▶ What is expected: Every line from the top of the records through the line containing "from matplotlib.transforms import" should be retyped exactly; the pictures should not.

(Code that draws figures)
>>>>>

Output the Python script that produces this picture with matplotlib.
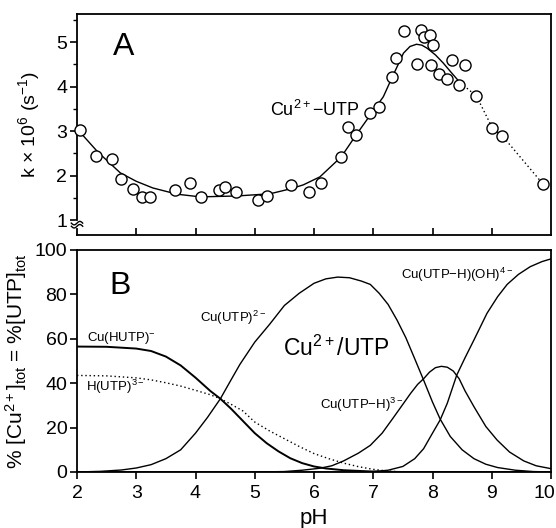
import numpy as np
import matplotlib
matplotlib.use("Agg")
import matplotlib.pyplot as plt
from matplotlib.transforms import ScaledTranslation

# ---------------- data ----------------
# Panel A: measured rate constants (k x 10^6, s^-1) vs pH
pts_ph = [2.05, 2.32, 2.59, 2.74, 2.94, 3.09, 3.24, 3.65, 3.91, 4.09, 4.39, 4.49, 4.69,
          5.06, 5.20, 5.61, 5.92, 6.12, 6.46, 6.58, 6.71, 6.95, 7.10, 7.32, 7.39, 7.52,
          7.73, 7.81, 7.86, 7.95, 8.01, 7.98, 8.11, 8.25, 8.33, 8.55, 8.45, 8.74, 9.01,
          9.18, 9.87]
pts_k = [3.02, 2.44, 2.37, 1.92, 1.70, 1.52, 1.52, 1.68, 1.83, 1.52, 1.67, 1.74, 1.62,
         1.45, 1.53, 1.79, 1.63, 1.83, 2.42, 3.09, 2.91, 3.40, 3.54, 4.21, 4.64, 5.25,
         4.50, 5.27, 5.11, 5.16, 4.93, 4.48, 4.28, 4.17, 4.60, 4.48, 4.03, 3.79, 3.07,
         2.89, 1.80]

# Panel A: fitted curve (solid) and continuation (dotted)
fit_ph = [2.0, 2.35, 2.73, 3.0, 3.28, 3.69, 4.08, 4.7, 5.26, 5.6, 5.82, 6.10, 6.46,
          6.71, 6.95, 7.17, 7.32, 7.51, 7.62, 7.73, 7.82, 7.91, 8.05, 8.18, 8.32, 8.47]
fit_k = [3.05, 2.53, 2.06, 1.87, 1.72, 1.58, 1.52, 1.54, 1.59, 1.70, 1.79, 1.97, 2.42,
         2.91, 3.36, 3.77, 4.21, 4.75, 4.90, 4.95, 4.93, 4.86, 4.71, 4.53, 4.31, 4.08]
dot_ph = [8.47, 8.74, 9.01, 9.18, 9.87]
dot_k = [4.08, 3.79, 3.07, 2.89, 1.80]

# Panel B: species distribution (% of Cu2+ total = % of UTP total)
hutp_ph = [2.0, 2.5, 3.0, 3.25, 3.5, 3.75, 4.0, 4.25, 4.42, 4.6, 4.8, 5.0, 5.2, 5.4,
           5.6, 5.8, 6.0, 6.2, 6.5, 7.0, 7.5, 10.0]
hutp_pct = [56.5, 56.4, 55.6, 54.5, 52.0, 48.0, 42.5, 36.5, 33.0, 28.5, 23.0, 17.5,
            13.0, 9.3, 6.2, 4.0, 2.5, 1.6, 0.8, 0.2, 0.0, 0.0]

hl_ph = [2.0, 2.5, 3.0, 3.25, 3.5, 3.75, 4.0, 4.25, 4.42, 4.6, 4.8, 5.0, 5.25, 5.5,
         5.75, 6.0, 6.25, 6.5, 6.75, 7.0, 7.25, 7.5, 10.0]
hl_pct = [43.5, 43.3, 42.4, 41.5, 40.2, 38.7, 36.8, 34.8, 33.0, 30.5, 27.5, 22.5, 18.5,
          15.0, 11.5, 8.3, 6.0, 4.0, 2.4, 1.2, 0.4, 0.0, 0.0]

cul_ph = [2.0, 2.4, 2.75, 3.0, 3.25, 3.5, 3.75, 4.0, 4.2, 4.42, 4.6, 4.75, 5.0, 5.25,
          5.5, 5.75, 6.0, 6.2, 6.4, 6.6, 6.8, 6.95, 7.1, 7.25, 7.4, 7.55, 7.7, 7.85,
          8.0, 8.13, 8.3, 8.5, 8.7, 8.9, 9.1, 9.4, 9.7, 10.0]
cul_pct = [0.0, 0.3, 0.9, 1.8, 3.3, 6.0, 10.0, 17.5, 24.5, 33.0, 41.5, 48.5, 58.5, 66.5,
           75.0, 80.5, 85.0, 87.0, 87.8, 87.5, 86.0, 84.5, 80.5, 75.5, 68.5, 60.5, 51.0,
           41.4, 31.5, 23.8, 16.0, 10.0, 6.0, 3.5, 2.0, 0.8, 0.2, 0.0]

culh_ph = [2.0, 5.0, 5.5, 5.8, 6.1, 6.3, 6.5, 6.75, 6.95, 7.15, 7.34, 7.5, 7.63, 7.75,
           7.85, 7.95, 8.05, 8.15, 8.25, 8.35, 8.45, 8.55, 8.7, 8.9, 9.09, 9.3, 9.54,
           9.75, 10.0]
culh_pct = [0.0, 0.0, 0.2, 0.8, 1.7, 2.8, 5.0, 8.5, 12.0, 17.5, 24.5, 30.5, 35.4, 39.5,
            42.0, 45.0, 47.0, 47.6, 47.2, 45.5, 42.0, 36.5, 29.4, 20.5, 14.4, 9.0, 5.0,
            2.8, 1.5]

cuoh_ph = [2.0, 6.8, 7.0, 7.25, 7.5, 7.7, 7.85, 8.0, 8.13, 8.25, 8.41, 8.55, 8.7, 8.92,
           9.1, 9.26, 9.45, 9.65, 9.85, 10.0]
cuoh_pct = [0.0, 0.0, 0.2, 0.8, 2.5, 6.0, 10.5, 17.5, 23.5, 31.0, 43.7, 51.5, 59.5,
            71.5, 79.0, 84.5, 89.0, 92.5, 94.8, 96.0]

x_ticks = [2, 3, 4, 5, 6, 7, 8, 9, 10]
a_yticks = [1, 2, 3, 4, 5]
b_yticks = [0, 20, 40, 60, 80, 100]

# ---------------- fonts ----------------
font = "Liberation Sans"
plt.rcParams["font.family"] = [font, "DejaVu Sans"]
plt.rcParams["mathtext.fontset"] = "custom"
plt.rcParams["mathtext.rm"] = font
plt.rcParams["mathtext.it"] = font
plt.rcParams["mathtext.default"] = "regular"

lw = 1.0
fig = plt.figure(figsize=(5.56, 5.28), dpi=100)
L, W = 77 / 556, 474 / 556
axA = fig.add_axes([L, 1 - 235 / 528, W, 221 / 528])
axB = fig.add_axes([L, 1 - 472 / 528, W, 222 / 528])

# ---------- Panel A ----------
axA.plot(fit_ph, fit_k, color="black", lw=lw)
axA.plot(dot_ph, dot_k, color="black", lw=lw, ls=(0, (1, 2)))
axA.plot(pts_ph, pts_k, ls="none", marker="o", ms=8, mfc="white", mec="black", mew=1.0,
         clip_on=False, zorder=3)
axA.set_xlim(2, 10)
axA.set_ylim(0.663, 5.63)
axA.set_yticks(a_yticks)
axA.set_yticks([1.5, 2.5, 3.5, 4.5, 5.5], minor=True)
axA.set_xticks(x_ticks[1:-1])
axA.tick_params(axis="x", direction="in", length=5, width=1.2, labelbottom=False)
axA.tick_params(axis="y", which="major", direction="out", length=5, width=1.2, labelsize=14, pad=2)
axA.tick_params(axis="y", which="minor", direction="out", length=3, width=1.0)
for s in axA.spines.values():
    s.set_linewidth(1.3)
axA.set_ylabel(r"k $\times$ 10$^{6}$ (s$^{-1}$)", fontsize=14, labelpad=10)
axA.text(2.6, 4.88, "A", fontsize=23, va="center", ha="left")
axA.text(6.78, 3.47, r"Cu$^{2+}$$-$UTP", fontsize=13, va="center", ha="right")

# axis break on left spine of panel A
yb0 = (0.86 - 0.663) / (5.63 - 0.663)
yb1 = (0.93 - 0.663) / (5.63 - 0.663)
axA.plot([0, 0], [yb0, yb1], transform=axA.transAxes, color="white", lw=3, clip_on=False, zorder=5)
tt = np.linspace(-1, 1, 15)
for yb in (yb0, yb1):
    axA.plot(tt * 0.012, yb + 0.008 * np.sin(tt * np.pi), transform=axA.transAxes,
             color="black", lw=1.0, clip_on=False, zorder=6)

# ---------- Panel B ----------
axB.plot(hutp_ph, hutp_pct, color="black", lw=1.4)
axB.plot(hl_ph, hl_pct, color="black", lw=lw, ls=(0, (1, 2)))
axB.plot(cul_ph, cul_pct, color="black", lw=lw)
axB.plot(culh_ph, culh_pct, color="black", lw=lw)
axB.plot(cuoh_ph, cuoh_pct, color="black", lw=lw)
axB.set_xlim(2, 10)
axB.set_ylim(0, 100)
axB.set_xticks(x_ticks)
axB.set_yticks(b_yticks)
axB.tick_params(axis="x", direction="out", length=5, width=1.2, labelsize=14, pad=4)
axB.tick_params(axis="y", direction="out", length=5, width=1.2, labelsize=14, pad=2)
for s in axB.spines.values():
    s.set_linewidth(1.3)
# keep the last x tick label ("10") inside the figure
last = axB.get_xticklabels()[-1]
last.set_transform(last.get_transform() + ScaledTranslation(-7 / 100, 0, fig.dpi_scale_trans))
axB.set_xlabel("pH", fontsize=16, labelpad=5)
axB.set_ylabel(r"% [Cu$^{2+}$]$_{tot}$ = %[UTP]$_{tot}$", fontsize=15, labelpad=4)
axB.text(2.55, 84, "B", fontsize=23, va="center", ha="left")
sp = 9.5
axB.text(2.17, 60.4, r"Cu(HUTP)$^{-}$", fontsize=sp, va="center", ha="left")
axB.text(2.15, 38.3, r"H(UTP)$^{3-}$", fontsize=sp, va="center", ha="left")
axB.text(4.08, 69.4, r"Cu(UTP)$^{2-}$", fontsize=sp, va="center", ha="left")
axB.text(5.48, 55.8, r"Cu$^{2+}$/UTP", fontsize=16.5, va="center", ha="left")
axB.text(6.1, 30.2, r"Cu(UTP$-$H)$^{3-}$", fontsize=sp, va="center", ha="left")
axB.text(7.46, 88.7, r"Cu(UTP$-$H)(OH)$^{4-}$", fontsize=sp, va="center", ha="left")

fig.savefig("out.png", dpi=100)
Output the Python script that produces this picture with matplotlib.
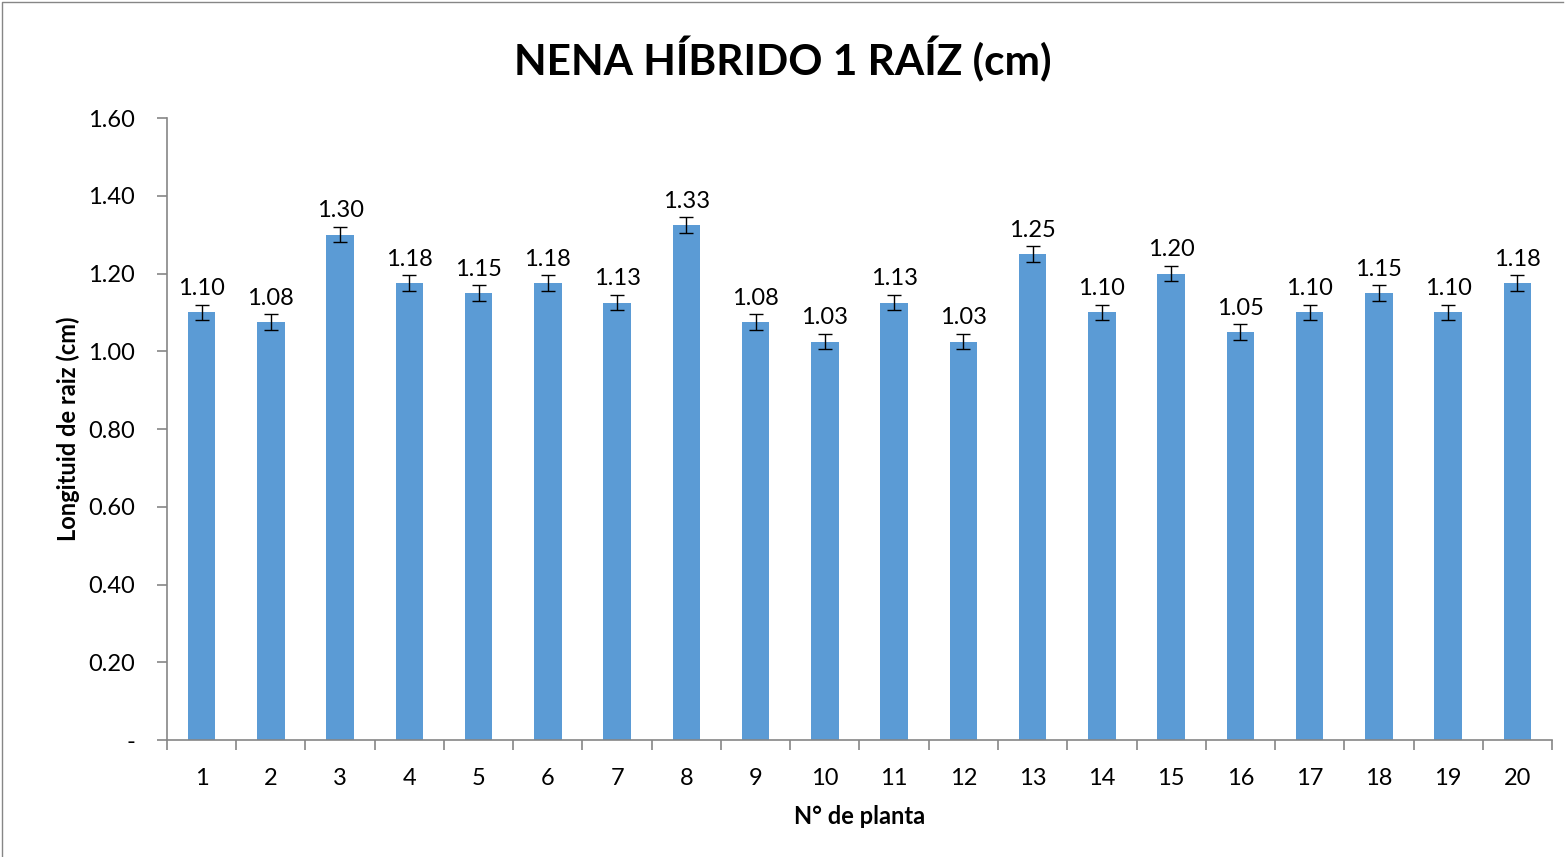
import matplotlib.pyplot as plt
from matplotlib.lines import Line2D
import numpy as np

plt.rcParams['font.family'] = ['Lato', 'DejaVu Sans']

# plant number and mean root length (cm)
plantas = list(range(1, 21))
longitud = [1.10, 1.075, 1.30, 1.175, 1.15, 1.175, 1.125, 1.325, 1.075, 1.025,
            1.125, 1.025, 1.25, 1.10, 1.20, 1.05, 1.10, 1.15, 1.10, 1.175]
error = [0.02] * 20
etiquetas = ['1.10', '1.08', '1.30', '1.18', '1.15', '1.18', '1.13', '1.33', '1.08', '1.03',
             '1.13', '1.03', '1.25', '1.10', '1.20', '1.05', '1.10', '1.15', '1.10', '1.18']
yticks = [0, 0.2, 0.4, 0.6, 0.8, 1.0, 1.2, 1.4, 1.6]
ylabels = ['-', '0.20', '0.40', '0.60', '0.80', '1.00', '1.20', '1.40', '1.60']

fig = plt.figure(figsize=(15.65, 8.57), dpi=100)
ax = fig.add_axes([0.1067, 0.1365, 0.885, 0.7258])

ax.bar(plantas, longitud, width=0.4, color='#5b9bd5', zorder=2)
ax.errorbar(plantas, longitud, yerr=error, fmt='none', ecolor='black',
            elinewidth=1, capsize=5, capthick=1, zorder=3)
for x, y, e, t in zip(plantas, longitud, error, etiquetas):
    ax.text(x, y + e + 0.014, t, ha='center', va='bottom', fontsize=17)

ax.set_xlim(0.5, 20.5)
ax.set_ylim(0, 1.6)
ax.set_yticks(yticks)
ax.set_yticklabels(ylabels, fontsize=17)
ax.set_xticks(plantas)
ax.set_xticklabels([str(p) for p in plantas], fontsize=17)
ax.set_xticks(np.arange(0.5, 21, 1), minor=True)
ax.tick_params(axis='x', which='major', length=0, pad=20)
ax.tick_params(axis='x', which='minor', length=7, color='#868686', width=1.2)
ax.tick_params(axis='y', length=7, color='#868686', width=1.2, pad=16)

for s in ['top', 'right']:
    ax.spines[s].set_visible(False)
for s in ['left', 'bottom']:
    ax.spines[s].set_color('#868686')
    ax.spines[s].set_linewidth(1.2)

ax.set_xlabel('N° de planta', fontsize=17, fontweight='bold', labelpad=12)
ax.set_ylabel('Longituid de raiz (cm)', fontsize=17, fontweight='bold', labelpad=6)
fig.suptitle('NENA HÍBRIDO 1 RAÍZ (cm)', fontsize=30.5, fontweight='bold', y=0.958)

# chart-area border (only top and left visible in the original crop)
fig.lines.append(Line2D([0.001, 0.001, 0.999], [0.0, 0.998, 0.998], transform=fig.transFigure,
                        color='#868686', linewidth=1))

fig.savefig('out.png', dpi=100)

<<<<<

▶ Response to the exercise:
Output the Python script that produces this picture with matplotlib.
import numpy as np
import matplotlib
matplotlib.use("Agg")
import matplotlib.pyplot as plt
from matplotlib.transforms import ScaledTranslation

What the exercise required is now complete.